> **WORK INSTRUCTIONS**
Copy out every line that contains the word "this".

> **RAW DATA**

* * * * * * * * *

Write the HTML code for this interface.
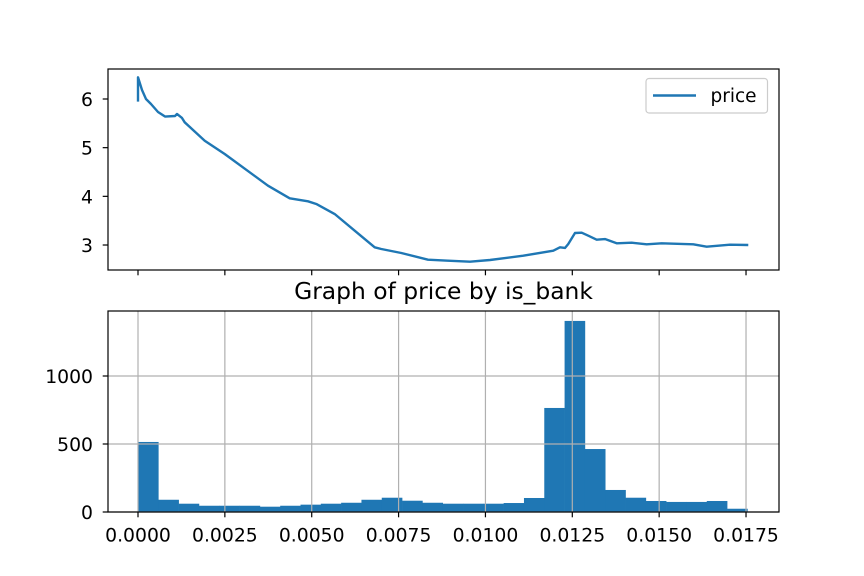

* * * * * * * * *

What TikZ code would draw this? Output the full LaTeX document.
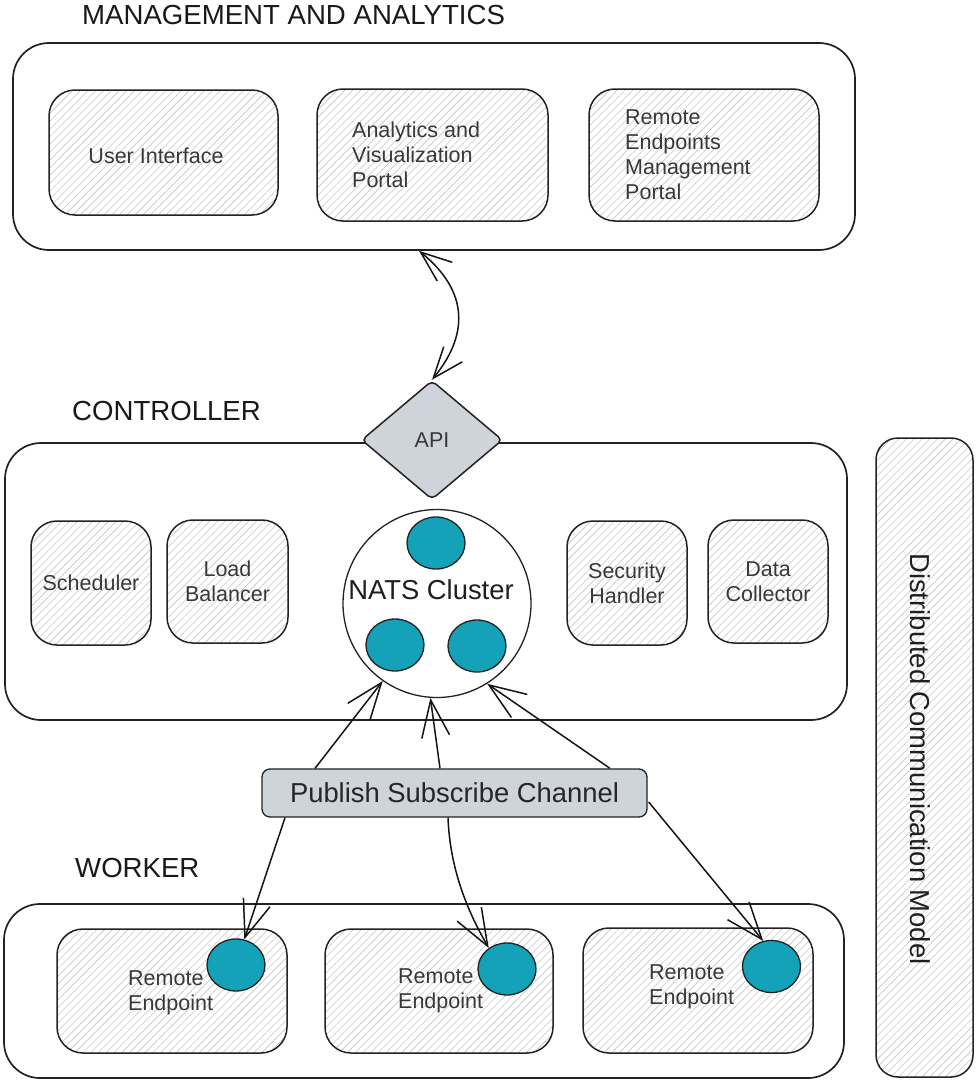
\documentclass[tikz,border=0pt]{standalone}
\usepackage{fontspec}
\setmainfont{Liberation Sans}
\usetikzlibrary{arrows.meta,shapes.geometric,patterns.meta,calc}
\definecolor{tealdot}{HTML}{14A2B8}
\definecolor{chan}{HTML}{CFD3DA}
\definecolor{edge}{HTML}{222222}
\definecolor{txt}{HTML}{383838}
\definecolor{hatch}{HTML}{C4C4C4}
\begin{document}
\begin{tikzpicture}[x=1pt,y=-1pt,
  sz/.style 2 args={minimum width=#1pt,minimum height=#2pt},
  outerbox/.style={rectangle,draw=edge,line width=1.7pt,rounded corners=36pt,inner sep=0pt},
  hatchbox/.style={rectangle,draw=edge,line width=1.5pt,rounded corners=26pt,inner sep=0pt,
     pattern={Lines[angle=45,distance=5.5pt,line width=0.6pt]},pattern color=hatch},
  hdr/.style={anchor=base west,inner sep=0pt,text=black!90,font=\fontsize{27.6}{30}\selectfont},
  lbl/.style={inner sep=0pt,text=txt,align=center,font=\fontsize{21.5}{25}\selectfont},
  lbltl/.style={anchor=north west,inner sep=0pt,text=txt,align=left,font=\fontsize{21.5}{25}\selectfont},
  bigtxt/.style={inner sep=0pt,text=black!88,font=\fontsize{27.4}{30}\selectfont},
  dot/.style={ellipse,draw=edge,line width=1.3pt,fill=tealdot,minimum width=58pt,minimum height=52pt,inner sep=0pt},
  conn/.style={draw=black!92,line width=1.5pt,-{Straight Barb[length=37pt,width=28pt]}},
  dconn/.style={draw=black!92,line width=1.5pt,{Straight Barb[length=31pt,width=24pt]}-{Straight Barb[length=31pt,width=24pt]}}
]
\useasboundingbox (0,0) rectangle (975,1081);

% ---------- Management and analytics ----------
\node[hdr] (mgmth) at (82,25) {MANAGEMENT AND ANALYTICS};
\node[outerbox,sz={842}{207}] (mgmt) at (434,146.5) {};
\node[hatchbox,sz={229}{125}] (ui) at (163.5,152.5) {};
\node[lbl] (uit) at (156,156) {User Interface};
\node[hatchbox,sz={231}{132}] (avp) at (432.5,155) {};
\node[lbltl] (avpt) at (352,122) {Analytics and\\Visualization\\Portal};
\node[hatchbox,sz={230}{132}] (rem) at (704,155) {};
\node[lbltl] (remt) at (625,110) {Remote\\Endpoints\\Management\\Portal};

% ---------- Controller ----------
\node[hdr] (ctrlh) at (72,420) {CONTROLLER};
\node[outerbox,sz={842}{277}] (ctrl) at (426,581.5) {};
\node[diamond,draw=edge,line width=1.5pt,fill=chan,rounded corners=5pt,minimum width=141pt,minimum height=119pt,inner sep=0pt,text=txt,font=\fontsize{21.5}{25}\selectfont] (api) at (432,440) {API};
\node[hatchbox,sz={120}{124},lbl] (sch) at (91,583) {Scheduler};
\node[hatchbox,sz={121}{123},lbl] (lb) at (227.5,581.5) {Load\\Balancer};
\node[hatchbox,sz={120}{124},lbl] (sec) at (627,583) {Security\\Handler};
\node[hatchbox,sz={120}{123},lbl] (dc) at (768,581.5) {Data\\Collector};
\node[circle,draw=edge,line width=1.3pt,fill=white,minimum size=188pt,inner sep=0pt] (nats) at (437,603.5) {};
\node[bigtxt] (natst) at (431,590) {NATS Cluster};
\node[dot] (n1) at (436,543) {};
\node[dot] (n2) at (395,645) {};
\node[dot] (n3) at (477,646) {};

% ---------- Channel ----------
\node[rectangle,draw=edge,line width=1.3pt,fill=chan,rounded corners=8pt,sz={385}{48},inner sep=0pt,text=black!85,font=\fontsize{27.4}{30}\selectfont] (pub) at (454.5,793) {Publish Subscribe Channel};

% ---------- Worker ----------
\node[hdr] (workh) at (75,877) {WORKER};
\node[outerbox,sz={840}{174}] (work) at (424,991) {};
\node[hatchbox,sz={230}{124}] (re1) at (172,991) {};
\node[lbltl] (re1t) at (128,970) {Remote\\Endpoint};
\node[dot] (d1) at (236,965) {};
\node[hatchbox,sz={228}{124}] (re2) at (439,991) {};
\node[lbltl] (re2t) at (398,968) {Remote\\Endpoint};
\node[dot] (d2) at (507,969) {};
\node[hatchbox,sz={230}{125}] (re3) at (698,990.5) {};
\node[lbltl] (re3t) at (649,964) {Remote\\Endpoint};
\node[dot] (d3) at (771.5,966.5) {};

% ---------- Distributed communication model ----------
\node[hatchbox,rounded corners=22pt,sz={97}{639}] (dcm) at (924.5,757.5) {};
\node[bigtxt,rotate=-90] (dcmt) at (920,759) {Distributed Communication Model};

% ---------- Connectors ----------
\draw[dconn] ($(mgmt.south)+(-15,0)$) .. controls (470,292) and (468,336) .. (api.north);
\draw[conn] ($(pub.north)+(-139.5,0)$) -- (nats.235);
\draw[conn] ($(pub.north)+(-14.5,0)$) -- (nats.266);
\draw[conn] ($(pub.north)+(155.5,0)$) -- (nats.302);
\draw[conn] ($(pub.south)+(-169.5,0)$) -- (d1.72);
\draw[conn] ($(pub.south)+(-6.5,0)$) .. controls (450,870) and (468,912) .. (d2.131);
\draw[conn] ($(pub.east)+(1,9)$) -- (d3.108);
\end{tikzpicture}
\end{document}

* * * * * * * * *

> **COMPLETED TASK**
Write the HTML code for this interface.
What TikZ code would draw this? Output the full LaTeX document.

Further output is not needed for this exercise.